Tengamos mucho cuidado de no juzgar, despreciar y condenar a nadie, por muy graves que sean sus pecados. Dios Padre se asoma cada día, deseoso de salir al encuentro y de abrazar a sus amados hijos descarriados, para invitarlos, una vez purificados, al banquete celestial de la Eucaristía. No juzguemos la motivación del hijo menor para regresar a la casa de su padre, que era el hambre y la necesidad de sobrevivir. Él había renunciado a ser hijo y así volvía, pero el padre nunca renunció a ser su padre, lleno de ternura y bondad. Realmente hay una desproporción inmensa, que no se puede medir ni comparar, entre la actitud del hijo menor y la del padre que lo esperaba con un amor que desconcertó a este hijo y a nosotros.

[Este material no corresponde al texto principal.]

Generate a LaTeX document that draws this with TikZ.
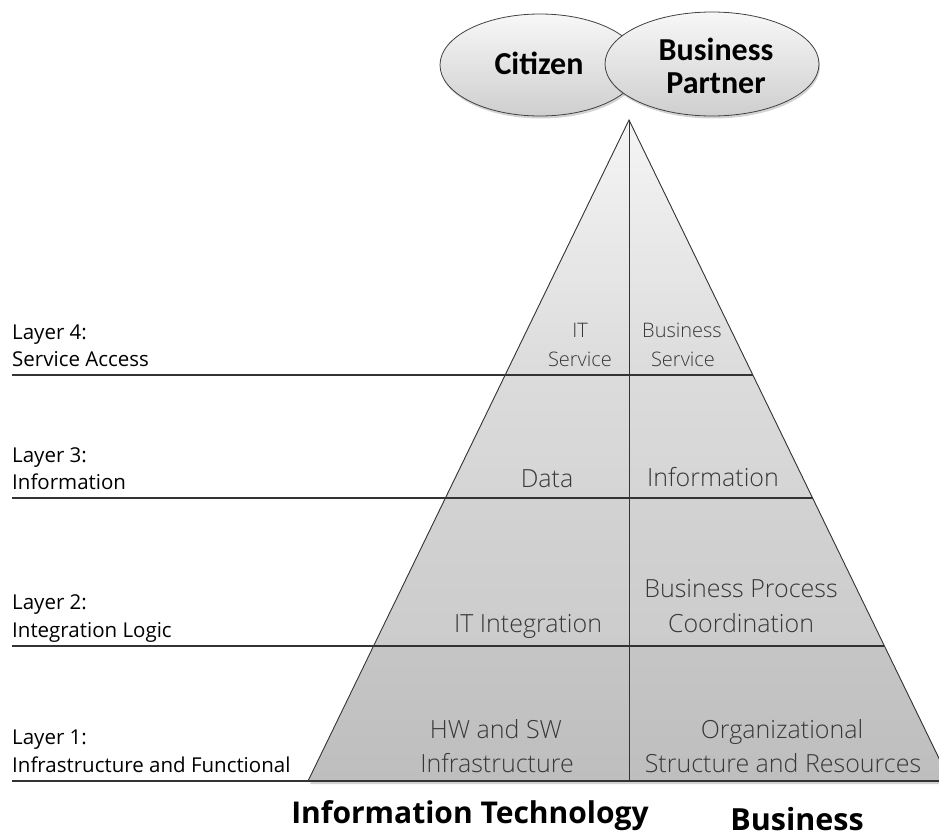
\documentclass[tikz,border=0pt]{standalone}
\usepackage{fontspec}
\setmainfont{Open Sans}
\newfontfamily\lightfont{Open Sans Light}
\newfontfamily\calfont{Carlito}
\usetikzlibrary{shapes.geometric,shadows,calc}
\begin{document}
\begin{tikzpicture}[x=1pt,y=-1pt,
  lbl/.style={anchor=base west,font=\fontsize{20.5}{28}\selectfont,inner sep=0pt},
  innertxt/.style={anchor=base,font=\lightfont\fontsize{25}{34}\selectfont,text=black!78,inner sep=0pt},
  smalltxt/.style={anchor=base,font=\lightfont\fontsize{20}{28}\selectfont,text=black!78,inner sep=0pt},
  elltxt/.style={anchor=base,font=\calfont\bfseries\fontsize{32}{34}\selectfont,inner sep=0pt},
  bottxt/.style={anchor=base,font=\bfseries\fontsize{30}{34}\selectfont,inner sep=0pt},
  ell/.style={ellipse,draw=black!75,line width=0.8pt,inner sep=0pt,top color=gray!6,bottom color=gray!38,
    drop shadow={shadow xshift=1pt,shadow yshift=-2.5pt,opacity=0.35}},
  layerline/.style={draw=black!80,line width=1.2pt},
  edge/.style={draw=black!80,line width=0.9pt}]
\useasboundingbox (0,0) rectangle (939,838);
\clip (0,0) rectangle (939,838);
% key points
\coordinate (A) at (629,120);
\coordinate (L4l) at (505,375); \coordinate (L4r) at (753,375);
\coordinate (L3l) at (445,498); \coordinate (L3r) at (813,498);
\coordinate (L2l) at (374,646); \coordinate (L2r) at (884,646);
\coordinate (L1l) at (308,781); \coordinate (L1r) at (950,781);
\coordinate (C4) at (629,375); \coordinate (C1) at (629,781);
\coordinate (S4) at (12,375); \coordinate (S3) at (12,498);
\coordinate (S2) at (12,646); \coordinate (S1) at (12,781);
% shadow of pyramid base
\fill[black,opacity=0.18] ($(L2l)+(2,3)$) -- ($(L2r)+(2,3)$) -- ($(L1r)+(2,3)$) -- ($(L1l)+(2,3)$) -- cycle;
% layer fills
\shade[top color=gray!8,bottom color=gray!28] (A) -- (L4r) -- (L4l) -- cycle;
\shade[top color=gray!28,bottom color=gray!33] (L4l) -- (L4r) -- (L3r) -- (L3l) -- cycle;
\shade[top color=gray!35,bottom color=gray!40] (L3l) -- (L3r) -- (L2r) -- (L2l) -- cycle;
\shade[top color=gray!45,bottom color=gray!51] (L2l) -- (L2r) -- (L1r) -- (L1l) -- cycle;
% outline
\draw[edge] (L1l) -- (A) -- (L1r);
\draw[edge] (A) -- (C1);
\draw[layerline] (S4) -- (L4r);
\draw[layerline] (S3) -- (L3r);
\draw[layerline] (S2) -- (L2r);
\draw[layerline] (S1) -- (L1r);
% ellipses
\node[ell,minimum width=200pt,minimum height=102pt] (cit) at (540,65) {};
\node[ell,minimum width=214pt,minimum height=104pt] (bp) at (712,64) {};
\node[elltxt] (cittxt) at (539,74) {Citizen};
\node[elltxt] (bptxt1) at (716,60) {Business};
\node[elltxt] (bptxt2) at (716,93) {Partner};
% layer labels
\node[lbl] (l4a) at (12,339) {Layer 4:};
\node[lbl] (l4b) at (12,366) {Service Access};
\node[lbl] (l3a) at (12,462) {Layer 3:};
\node[lbl] (l3b) at (12,489) {Information};
\node[lbl] (l2a) at (12,609) {Layer 2:};
\node[lbl] (l2b) at (12,637) {Integration Logic};
\node[lbl] (l1a) at (12,744) {Layer 1:};
\node[lbl] (l1b) at (12,772) {Infrastructure and Functional};
% inner texts
\node[smalltxt] (it1) at (580,337) {IT};
\node[smalltxt] (it2) at (580,366) {Service};
\node[smalltxt] (bs1) at (682,337) {Business};
\node[smalltxt] (bs2) at (683,366) {Service};
\node[innertxt] (data) at (547,487) {Data};
\node[innertxt] (info) at (713,486) {Information};
\node[innertxt] (itint) at (528,632) {IT Integration};
\node[innertxt] (bpc1) at (741,597) {Business Process};
\node[innertxt] (bpc2) at (741,632) {Coordination};
\node[innertxt] (hw1) at (496,738) {HW and SW};
\node[innertxt] (hw2) at (497,772) {Infrastructure};
\node[innertxt] (org1) at (782,738) {Organizational};
\node[innertxt] (org2) at (783,772) {Structure and Resources};
% bottom captions
\node[bottxt] (capit) at (470,823) {Information Technology};
\node[bottxt,font=\bfseries\fontsize{30.5}{34}\selectfont] (capbus) at (797,830) {Business};
\end{tikzpicture}
\end{document}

Pero la parábola se queda corta todavía para presentarnos la realidad de la locura del amor de Dios. Dirá San Pablo que Dios Padre no perdonó a su propio Hijo, sino que lo entregó a la muerte por nosotros. Así se lo dijo el mismo Jesús a Nicodemo: “tanto amó Dios al mundo que le entregó a su único hijo, para que todo el que cree en él, tenga vida eterna”.

Este amor lo vivimos cada día en el santo sacrificio de la Eucaristía, donde Jesucristo nos dice: tómame y cómeme, esto es mi Cuerpo, entregado por ti. Este soy yo, no dudes jamás de mi amor.

Aquí está la razón más profunda de nuestra alegría cuaresmal.